**Exercise description:** In the entries below, count the lines holding "Output". Reply with the number only.
>>
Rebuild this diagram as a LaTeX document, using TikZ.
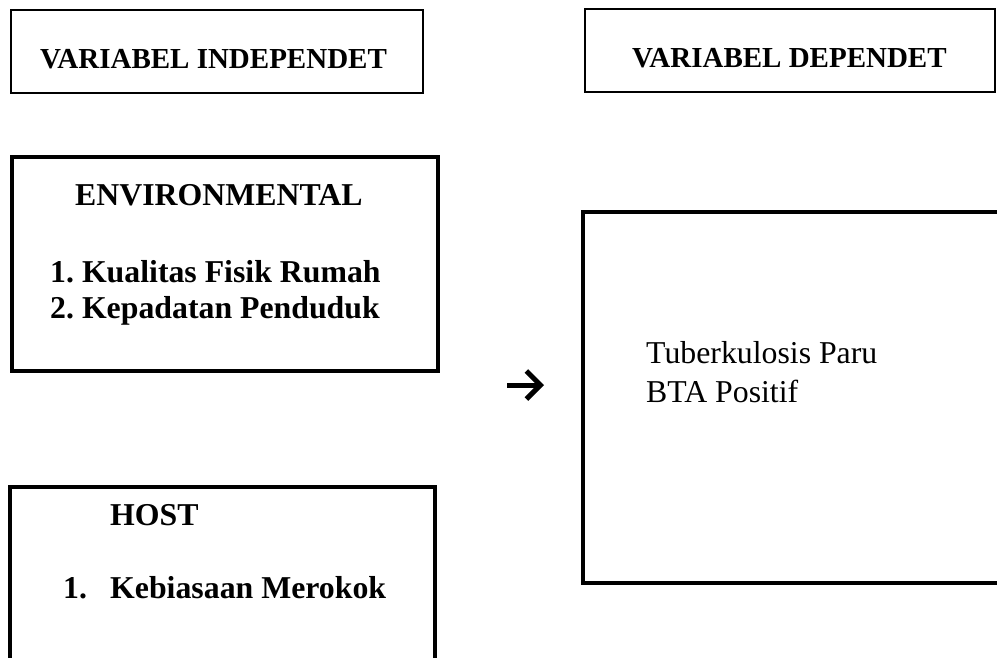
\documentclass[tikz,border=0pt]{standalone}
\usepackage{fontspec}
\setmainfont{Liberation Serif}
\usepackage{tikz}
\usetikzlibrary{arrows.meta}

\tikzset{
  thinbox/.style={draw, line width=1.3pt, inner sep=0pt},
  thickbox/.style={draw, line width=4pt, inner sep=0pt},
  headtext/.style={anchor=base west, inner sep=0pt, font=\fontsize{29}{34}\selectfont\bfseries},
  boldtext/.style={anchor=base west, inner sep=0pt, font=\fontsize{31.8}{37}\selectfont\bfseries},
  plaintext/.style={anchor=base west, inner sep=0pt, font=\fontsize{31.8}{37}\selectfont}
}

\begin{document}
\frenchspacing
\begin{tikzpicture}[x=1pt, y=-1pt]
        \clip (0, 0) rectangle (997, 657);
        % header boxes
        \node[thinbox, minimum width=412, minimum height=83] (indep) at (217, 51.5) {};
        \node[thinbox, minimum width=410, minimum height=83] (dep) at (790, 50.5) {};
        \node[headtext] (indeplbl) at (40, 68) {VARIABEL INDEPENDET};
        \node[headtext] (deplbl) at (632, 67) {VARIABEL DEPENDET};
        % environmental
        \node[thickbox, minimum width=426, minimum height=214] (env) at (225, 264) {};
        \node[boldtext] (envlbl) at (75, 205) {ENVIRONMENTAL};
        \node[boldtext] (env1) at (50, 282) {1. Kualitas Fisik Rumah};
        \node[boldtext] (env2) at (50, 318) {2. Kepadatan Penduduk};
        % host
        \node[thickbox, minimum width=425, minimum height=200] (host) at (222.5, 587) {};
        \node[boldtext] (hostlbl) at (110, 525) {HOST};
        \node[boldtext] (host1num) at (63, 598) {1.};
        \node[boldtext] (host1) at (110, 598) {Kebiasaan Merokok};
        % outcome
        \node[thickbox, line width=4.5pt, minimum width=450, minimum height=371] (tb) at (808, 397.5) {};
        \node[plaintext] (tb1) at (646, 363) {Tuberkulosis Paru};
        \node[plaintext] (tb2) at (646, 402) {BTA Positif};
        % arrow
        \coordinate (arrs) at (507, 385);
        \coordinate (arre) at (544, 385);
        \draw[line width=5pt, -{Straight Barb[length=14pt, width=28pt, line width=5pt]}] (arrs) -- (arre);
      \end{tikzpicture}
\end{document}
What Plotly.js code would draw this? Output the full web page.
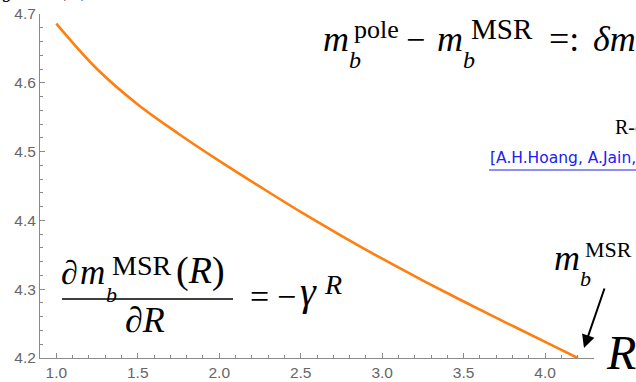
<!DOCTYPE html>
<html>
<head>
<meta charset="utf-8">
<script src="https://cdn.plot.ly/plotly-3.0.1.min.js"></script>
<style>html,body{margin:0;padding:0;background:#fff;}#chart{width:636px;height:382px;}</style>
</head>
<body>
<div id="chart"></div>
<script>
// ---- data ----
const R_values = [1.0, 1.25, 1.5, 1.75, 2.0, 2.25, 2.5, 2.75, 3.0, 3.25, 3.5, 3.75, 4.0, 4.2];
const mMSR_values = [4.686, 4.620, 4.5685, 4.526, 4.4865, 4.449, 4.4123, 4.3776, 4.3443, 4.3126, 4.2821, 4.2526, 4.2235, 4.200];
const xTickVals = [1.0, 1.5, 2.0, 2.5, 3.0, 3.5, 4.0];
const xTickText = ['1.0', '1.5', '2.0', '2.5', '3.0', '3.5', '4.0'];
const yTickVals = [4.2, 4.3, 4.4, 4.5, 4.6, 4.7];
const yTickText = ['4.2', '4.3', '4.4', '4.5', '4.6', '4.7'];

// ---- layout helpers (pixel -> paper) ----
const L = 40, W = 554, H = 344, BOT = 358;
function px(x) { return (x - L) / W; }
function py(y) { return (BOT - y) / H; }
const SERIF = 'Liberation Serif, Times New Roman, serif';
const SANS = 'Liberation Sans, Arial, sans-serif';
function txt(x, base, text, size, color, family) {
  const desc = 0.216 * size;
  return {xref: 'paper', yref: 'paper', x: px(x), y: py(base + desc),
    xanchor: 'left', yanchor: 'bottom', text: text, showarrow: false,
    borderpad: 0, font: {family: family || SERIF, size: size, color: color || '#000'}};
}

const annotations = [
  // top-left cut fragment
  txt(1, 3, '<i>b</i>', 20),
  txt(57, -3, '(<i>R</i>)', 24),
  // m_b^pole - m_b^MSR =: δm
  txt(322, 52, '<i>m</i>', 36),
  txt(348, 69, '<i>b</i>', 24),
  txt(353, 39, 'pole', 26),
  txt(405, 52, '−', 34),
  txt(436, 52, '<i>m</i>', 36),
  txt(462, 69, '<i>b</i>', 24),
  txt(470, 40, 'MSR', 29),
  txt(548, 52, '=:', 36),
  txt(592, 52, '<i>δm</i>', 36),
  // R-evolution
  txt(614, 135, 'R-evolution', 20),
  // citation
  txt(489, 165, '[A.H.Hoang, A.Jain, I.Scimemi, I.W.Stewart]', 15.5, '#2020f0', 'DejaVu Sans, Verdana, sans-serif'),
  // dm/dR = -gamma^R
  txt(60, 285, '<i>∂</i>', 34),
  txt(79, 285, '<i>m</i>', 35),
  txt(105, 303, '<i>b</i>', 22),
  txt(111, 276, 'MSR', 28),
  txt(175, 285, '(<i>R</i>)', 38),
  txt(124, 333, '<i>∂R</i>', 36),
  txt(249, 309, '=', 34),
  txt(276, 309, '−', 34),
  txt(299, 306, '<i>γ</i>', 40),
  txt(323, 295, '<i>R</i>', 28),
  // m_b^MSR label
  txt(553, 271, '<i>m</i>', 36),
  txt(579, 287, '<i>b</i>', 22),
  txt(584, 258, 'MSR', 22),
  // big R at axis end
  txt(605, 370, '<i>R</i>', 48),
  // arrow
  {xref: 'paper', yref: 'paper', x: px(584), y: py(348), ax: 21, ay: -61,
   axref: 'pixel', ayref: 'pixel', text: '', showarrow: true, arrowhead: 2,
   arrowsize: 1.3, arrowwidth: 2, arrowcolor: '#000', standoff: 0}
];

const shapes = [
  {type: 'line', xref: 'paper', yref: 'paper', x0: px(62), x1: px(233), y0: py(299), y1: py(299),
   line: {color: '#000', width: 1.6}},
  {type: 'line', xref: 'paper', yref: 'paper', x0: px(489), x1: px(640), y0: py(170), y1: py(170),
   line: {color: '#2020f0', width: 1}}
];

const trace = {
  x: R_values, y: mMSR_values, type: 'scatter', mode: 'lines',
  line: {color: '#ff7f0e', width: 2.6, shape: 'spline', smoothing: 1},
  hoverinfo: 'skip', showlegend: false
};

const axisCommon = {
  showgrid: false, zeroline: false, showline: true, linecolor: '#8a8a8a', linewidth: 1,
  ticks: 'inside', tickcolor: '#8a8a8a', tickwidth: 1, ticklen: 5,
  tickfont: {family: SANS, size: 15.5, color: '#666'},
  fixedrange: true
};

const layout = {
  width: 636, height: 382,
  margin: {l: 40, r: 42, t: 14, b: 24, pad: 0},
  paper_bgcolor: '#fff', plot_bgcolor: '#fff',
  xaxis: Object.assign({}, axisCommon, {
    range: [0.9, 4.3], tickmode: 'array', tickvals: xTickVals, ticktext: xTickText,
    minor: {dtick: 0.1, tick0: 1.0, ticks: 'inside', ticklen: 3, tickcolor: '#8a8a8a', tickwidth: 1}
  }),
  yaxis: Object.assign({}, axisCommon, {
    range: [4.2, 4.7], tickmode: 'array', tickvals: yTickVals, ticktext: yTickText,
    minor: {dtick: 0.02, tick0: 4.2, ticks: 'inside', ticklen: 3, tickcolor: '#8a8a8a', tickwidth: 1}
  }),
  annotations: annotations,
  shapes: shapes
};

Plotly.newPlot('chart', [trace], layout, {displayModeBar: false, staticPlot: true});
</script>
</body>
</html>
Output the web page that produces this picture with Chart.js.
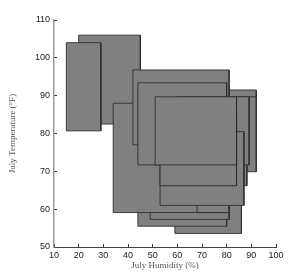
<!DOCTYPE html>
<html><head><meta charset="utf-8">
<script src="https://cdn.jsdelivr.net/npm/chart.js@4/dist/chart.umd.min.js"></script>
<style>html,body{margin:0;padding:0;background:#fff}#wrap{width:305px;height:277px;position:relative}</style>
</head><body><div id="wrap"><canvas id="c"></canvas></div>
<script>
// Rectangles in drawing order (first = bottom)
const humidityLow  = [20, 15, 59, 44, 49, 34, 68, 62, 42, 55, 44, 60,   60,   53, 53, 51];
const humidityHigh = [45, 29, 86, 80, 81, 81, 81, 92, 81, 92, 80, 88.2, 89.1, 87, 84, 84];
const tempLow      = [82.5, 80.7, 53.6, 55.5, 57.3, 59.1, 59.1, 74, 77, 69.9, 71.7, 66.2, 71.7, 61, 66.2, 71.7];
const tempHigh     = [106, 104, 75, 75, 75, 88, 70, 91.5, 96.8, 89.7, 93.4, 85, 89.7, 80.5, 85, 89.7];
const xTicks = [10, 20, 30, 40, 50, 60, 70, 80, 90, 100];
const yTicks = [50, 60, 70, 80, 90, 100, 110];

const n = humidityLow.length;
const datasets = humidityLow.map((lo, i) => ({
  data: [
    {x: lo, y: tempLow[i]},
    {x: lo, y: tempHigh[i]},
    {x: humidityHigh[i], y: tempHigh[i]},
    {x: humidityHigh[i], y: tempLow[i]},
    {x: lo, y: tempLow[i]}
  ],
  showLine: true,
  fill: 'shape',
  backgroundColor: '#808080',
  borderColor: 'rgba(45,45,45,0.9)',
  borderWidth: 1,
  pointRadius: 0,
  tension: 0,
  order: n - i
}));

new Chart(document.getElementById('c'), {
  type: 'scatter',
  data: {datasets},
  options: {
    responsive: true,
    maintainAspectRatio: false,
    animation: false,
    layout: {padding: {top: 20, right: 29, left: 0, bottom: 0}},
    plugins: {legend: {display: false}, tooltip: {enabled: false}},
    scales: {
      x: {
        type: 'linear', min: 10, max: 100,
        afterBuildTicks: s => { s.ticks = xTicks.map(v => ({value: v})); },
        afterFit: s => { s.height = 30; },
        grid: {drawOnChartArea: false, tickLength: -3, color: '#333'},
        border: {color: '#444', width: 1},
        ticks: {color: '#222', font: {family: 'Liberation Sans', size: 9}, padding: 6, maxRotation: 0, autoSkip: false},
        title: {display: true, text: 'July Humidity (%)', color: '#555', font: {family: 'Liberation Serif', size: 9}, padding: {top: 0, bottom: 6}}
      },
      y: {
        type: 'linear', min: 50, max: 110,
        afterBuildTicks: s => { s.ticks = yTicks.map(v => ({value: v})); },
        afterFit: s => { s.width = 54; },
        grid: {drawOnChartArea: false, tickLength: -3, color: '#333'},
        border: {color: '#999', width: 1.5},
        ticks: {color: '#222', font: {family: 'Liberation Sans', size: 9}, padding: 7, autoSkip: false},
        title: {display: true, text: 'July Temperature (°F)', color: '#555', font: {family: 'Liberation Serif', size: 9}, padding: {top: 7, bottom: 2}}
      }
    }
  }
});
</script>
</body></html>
<<
**Solved exercise:** 2